As with many aspects of nonprofit governance, the advice and assistance of an attorney with experience in the nonprofit sector is essential, both in developing and drafting the Gift Acceptance Policy, and also in making some of the decisions under the Policy (whether at the Board or the committee level), as well as in implementing those decisions. For example, the wording of restrictions on the use of a gift can be critically important and requires attorney involvement. Similarly, the terms of an endowment and the terms of any naming rights agreement require the active participation of the nonprofit’s attorney. And let’s not forget that there are legal requirements relating to both gift acknowledgment by the nonprofit and written disclosure of goods and services received by the donor from the nonprofit, not to mention IRS filing requirements in connection with which the nonprofit’s accountant should be involved.
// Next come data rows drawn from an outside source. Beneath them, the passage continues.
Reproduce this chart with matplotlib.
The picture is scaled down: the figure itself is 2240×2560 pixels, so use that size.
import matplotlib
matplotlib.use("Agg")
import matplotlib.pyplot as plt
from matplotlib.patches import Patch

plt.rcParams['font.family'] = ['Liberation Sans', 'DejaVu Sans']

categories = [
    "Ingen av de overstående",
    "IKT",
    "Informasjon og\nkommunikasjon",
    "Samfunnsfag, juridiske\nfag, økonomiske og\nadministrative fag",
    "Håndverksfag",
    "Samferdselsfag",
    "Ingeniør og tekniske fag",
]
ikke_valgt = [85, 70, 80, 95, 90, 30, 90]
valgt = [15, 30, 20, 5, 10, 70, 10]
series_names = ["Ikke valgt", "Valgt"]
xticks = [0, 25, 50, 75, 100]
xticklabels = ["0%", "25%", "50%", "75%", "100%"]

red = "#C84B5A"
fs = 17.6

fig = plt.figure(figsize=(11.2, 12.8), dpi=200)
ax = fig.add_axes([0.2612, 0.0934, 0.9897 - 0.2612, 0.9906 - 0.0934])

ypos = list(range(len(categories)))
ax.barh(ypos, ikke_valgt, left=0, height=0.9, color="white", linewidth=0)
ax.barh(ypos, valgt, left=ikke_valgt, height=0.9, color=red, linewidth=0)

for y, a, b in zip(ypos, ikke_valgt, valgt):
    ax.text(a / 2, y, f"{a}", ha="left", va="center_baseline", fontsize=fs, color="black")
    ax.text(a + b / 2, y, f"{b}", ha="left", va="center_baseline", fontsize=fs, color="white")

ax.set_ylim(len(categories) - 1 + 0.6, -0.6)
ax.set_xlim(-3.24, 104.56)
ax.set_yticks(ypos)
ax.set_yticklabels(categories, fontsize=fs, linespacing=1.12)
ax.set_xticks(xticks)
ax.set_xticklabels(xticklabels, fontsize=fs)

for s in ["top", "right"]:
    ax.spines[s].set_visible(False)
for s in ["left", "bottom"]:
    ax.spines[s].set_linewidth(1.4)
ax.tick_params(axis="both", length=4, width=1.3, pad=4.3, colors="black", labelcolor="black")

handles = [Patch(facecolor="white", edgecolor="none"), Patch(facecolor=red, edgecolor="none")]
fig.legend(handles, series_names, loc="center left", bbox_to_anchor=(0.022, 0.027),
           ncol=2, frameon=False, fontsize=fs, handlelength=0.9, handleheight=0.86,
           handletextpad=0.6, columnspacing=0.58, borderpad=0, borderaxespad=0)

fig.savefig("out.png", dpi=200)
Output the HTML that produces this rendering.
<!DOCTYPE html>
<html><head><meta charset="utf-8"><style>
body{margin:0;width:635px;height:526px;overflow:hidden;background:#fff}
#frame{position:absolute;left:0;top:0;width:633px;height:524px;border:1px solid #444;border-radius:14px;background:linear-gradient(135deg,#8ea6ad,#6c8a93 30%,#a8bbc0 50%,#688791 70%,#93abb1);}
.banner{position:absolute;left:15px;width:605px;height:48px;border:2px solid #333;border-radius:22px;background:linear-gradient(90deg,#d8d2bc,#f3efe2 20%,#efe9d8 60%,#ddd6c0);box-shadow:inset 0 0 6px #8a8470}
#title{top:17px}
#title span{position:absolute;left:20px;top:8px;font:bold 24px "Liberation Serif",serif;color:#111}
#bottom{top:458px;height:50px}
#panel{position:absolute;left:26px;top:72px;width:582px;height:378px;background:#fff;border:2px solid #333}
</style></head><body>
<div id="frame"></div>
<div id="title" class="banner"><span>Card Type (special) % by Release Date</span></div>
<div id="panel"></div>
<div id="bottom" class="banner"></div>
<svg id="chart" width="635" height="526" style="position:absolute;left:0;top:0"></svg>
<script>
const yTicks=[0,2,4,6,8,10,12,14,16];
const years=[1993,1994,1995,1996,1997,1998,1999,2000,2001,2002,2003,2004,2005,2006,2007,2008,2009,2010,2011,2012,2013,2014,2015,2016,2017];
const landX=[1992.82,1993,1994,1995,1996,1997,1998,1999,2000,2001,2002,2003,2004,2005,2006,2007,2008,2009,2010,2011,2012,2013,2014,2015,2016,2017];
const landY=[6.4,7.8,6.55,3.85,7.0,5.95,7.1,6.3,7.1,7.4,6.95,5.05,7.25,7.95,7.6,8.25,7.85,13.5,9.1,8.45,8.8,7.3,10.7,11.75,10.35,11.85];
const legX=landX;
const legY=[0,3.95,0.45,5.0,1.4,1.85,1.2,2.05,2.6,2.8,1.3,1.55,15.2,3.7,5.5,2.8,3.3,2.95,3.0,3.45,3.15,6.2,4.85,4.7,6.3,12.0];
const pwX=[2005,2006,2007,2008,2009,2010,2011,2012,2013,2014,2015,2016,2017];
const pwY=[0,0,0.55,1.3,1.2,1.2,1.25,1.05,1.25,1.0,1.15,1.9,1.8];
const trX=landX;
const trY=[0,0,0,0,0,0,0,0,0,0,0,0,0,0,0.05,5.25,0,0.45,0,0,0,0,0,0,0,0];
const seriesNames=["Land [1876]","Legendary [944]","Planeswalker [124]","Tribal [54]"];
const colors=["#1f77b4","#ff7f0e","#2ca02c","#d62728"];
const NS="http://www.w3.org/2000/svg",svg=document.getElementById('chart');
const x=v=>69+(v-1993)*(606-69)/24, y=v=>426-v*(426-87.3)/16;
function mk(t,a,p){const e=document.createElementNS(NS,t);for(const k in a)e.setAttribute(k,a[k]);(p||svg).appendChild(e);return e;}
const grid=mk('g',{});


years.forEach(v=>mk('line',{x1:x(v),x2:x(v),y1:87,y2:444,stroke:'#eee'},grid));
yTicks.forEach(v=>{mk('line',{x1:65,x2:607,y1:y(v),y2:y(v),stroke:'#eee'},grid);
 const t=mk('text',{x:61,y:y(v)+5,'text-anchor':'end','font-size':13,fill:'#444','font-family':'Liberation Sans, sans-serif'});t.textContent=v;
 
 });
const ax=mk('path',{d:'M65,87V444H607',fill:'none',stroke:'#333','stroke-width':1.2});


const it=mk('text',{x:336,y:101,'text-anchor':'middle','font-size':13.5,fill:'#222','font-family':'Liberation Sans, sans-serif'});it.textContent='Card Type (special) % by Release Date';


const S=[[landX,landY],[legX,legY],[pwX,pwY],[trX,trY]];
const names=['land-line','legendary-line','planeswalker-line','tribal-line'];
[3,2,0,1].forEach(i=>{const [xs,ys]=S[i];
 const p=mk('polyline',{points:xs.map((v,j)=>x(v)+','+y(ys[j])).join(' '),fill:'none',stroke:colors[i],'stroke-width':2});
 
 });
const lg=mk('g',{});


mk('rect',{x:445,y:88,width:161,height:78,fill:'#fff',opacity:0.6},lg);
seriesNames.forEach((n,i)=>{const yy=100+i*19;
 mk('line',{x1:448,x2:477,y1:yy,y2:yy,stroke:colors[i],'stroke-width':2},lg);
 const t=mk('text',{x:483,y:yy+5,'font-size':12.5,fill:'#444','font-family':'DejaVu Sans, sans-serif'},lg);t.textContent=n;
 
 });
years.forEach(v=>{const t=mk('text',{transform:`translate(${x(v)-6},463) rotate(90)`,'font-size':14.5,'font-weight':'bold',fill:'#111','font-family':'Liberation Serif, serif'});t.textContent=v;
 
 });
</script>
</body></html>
Finally, it is important to clearly state in the Gift Acceptance Policy and otherwise that the nonprofit and its advisors are not providing the donor with tax, legal, estate planning, investment, financial, or other advice, and that the nonprofit and its advisors are not in any way advising or representing the donor. This is a very common misperception on the part of donors, and a source of misunderstanding and confusion. The donor should be encouraged to have his, her or its own representation.